Wie sollen Sie Ihre Emotionen nun aber konkret verfolgen und abbilden? Indem Sie bewusst wahrnehmen, analysieren und aufschreiben, was vor, nach und während jedem Fehler passiert, der Ihnen beim Trading unterläuft. Hier ein paar Dinge, die Sie dabei berücksichtigen sollten:

Trigger,

Gedanken,

Gefühle,

Verhaltensweisen,

Handlungen,

Änderungen an Entscheidungsprozessen,

Änderungen an Ihrer Wahrnehmung des Marktes, der Chancen oder aktueller Positionen,

Trading-Fehler.

Achten Sie genau auf den Zeitraum, in dem diese Fehler passieren, und analysieren Sie alle solchen Details, die vorher oder nachher vorliegen.

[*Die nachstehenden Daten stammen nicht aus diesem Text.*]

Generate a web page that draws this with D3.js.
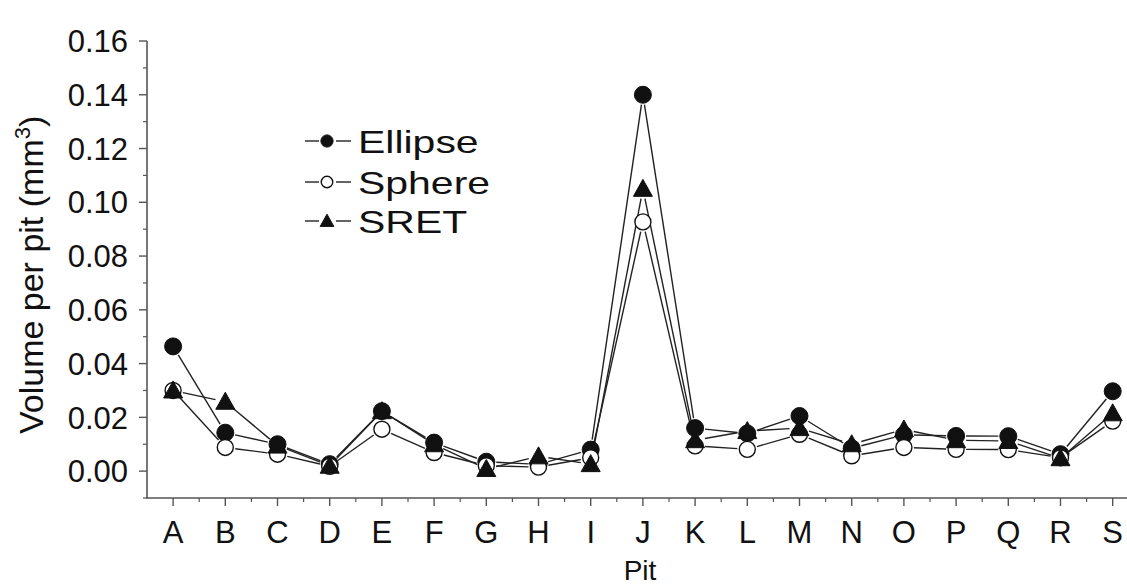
<!DOCTYPE html>
<html>
<head>
<meta charset="utf-8">
<script src="https://cdn.jsdelivr.net/npm/d3@7"></script>
<style>
  html, body { margin: 0; padding: 0; background: #fff; }
  #vis { width: 1127px; height: 588px; overflow: hidden; }
</style>
</head>
<body>
<div id="vis"></div>
<script>
// ---- Data ----
const pits = ["A","B","C","D","E","F","G","H","I","J","K","L","M","N","O","P","Q","R","S"];
const ellipse = [0.0464, 0.0143, 0.0100, 0.0026, 0.0223, 0.0106, 0.0035, 0.0025, 0.0080, 0.1400,
                 0.0160, 0.0140, 0.0205, 0.0085, 0.0135, 0.0131, 0.0130, 0.0063, 0.0297];
const sphere  = [0.0300, 0.0088, 0.0063, 0.0018, 0.0156, 0.0069, 0.0020, 0.0015, 0.0050, 0.0927,
                 0.0094, 0.0081, 0.0137, 0.0057, 0.0088, 0.0081, 0.0080, 0.0050, 0.0186];
const sret    = [0.0300, 0.0258, 0.0095, 0.0020, 0.0223, 0.0100, 0.0008, 0.0055, 0.0026, 0.1050,
                 0.0115, 0.0149, 0.0160, 0.0100, 0.0155, 0.0115, 0.0112, 0.0048, 0.0215];
const yTicks = [0.00, 0.02, 0.04, 0.06, 0.08, 0.10, 0.12, 0.14, 0.16];
const seriesNames = ["Ellipse", "Sphere", "SRET"];

const W = 1127, H = 588;
const FONT = "'Liberation Sans', Arial, sans-serif";
const INK = "#111";

const svg = d3.select("#vis").append("svg")
  .attr("width", W).attr("height", H)
  .style("display", "block");

// scales
const x = d3.scaleLinear().domain([0.5, 19.5]).range([147, 147 + 19 * 52.2]);
const y = d3.scaleLinear().domain([-0.01, 0.16]).range([498, 41]);

// ---- Axes ----
const axisCol = "#555";
svg.append("line")
  .attr("x1", x(0.5)).attr("x2", x(0.5))
  .attr("y1", y(0.16)).attr("y2", y(-0.01))
  .attr("stroke", axisCol).attr("stroke-width", 1.6);
svg.append("line")
  .attr("x1", x(0.5) - 1).attr("x2", W)
  .attr("y1", y(-0.01)).attr("y2", y(-0.01))
  .attr("stroke", axisCol).attr("stroke-width", 1.6);

// y ticks (major + minor)
const yMinor = d3.range(-0.01, 0.165, 0.01).filter(v => !yTicks.some(t => Math.abs(t - v) < 1e-6));
svg.append("g").selectAll("line.maj")
  .data(yTicks).join("line")
  .attr("x1", x(0.5) - 8).attr("x2", x(0.5))
  .attr("y1", d => y(d)).attr("y2", d => y(d))
  .attr("stroke", axisCol).attr("stroke-width", 1.4);
svg.append("g").selectAll("line.min")
  .data(yMinor).join("line")
  .attr("x1", x(0.5) - 4).attr("x2", x(0.5))
  .attr("y1", d => y(d)).attr("y2", d => y(d))
  .attr("stroke", axisCol).attr("stroke-width", 1.2);
svg.append("g").selectAll("text")
  .data(yTicks).join("text")
  .attr("x", x(0.5) - 19).attr("y", d => y(d))
  .attr("dy", "0.36em")
  .attr("text-anchor", "end")
  .style("font", `31px ${FONT}`)
  .attr("fill", INK)
  .text(d => d3.format(".2f")(d));

// x ticks
const xMinor = d3.range(1.5, 19.5, 1);
svg.append("g").selectAll("line")
  .data(pits).join("line")
  .attr("x1", (d, i) => x(i + 1)).attr("x2", (d, i) => x(i + 1))
  .attr("y1", y(-0.01)).attr("y2", y(-0.01) + 8)
  .attr("stroke", axisCol).attr("stroke-width", 1.4);
svg.append("g").selectAll("line")
  .data(xMinor).join("line")
  .attr("x1", d => x(d)).attr("x2", d => x(d))
  .attr("y1", y(-0.01)).attr("y2", y(-0.01) + 4)
  .attr("stroke", axisCol).attr("stroke-width", 1.2);
svg.append("g").selectAll("text")
  .data(pits).join("text")
  .attr("x", (d, i) => x(i + 1)).attr("y", y(-0.01) + 45)
  .attr("text-anchor", "middle")
  .style("font", `31px ${FONT}`)
  .attr("fill", INK)
  .text(d => d);

// axis titles
svg.append("text")
  .attr("x", 640).attr("y", 580)
  .attr("text-anchor", "middle")
  .style("font", `28px ${FONT}`)
  .attr("fill", INK)
  .text("Pit");

const yt = svg.append("text")
  .attr("transform", `translate(43, ${y(0.073)}) rotate(-90)`)
  .attr("text-anchor", "middle")
  .style("font", `34px ${FONT}`)
  .attr("fill", INK);
yt.append("tspan").text("Volume per pit (mm");
yt.append("tspan").attr("dy", -13).style("font-size", "22px").text("3");
yt.append("tspan").attr("dy", 13).text(")");

// ---- Markers ----
function marker(g, kind, cx, cy, s) {
  if (kind === "Ellipse") {
    g.append("circle").attr("cx", cx).attr("cy", cy).attr("r", 8.5 * s)
      .attr("fill", INK).attr("stroke", INK).attr("stroke-width", 1);
  } else if (kind === "Sphere") {
    g.append("circle").attr("cx", cx).attr("cy", cy).attr("r", 8 * s)
      .attr("fill", "#fff").attr("stroke", INK).attr("stroke-width", 1.4);
  } else {
    const h = 9.5 * s, t = 9.5 * s, b = 7.5 * s;
    g.append("path")
      .attr("d", `M${cx},${cy - t}L${cx + h},${cy + b}L${cx - h},${cy + b}Z`)
      .attr("fill", INK).attr("stroke", INK).attr("stroke-width", 1);
  }
}

// lines with small gaps near symbols
const GAP = 10;
const plot = svg.append("g");
const allSeries = [ellipse, sphere, sret];

allSeries.forEach((vals) => {
  const pts = vals.map((v, i) => [x(i + 1), y(v)]);
  const segs = d3.pairs(pts).map(([a, b]) => {
    const dx = b[0] - a[0], dy = b[1] - a[1];
    const L = Math.hypot(dx, dy);
    const ux = dx / L, uy = dy / L;
    return [[a[0] + ux * GAP, a[1] + uy * GAP], [b[0] - ux * GAP, b[1] - uy * GAP]];
  });
  plot.append("g").selectAll("line")
    .data(segs).join("line")
    .attr("x1", d => d[0][0]).attr("y1", d => d[0][1])
    .attr("x2", d => d[1][0]).attr("y2", d => d[1][1])
    .attr("stroke", "#222").attr("stroke-width", 1.4);
});

allSeries.forEach((vals, si) => {
  const g = plot.append("g");
  vals.forEach((v, i) => marker(g, seriesNames[si], x(i + 1), y(v), 1));
});

// ---- Legend ----
const legend = svg.append("g");
const legY = [141, 182, 221];
seriesNames.forEach((name, i) => {
  const ly = legY[i];
  legend.append("line").attr("x1", 305).attr("x2", 319).attr("y1", ly).attr("y2", ly)
    .attr("stroke", "#222").attr("stroke-width", 1.4);
  legend.append("line").attr("x1", 336).attr("x2", 351).attr("y1", ly).attr("y2", ly)
    .attr("stroke", "#222").attr("stroke-width", 1.4);
  marker(legend, name, 327, ly, 0.72);
  legend.append("text")
    .attr("transform", `translate(358, ${ly}) scale(1.28, 1)`)
    .attr("dy", "0.36em")
    .style("font", `32px ${FONT}`)
    .attr("fill", INK)
    .text(name);
});
</script>
</body>
</html>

Anfangs können Sie womöglich nur wenige Signale erkennen. Bei der FOMO könnte Ihnen beispielsweise Folgendes auffallen:

ein zittriges, nervöses Gefühl im Bauch,

der Gedanke: »Ich darf nicht noch eine Chance verpassen!«,

eine Änderung an einem Minutenchart.

Ungeachtet Ihres Ausgangsniveaus gilt: Wenn Sie nur weiter genau darauf achten, werden Sie mit der Zeit immer mehr dieser Signale erkennen. Hier ein Beispiel für das, was Sie im Einzelnen jeweils aufzeichnen sollten:

Trigger: Intraday-Optionshandel.

Gedanken: »Das kann doch nicht sein! Ich lasse mich doch nicht vom Markt aufhalten – dieses Geschäft ziehe ich schon noch gerade!«

Gefühle: Ich will Revanche, wenn sich ein Trade nicht auszahlt, von dem ich überzeugt bin.

Verhaltensweisen: Ich bin zu sehr auf eine Position fixiert.

Handlungen: Mein Blick klebt ständig am P&L.

Änderungen an Entscheidungsprozessen: Ich denke nur an Revanche und daran, mir mein Geld zurückzuholen.

Änderungen an Ihrer Wahrnehmung des Marktes: Ich überbewerte Kursbewegungen und bin sicher, dass ich sie richtig prognostizieren kann.

Fehler: Ich versuche es immer wieder mit demselben Trade, bis klar ist, dass ich falschliege oder nicht weiterkomme.